Without the Scot’s opportunism – and the inability of Sam Allardyce’s desperate strikeforce to summon an answer against Andy Todd & Co. – an entire league season would have passed by without a single win. (Or indeed a win of any self-respecting sort: they crashed out of the League Cup straight away, to Blackpool, and their sole FA Cup win, against Sheffield Wednesday, required a replay and penalties.)
The defeat of Newcastle was an island of joy amid a season of irredeemable misery. That it came sandwiched between 6-0 and 5-0 shellackings, at Anfield and the Emirates respectively, was grimly apt. The fact that the club’s lone victory came in their sixth game meant that the remainder of the campaign was one long winless run – 32 games – and indeed, a similarly dire start to their next season took their winless tally to a mighty 36.
6. Longest without a clean sheet: West Brom 2010/11 (34 games)
While the West Brom of today are a resolutely Pulisian outfit known for their army of herculean centre-backs and fetish for clean sheets, it wasn’t ever thus.

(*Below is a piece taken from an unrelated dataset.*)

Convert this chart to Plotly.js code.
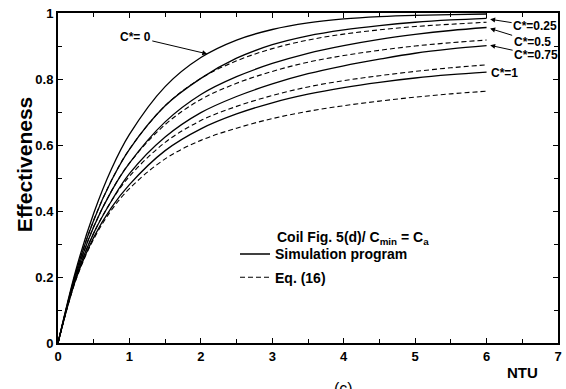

Seven years ago, as part of a doomed aesthetic experiment, Roberto Di Matteo was put in charge at The Hawthorns and his starry-eyed attempts at enhancing the team’s playing style saw the likes of Carlos Vela and Giles Barnes installed alongside Dean Kiely and Nicky Shorey.
Like many such experiments it was gormless in conception, bungled in execution and called off before it had really begun. Its true legacy, though, was in a wildly unskilled defence which managed to finish the season having conceded the second-most goals in the division despite being honed into shape by the belt-and-braces conservatism of Roy Hodgson from February onwards. Between their second and penultimate game of the campaign, 34 in all, the Baggies failed to keep a single clean sheet - not that it stopped them from finishing the season in a respectable and eminently Hodgsonian 11th place.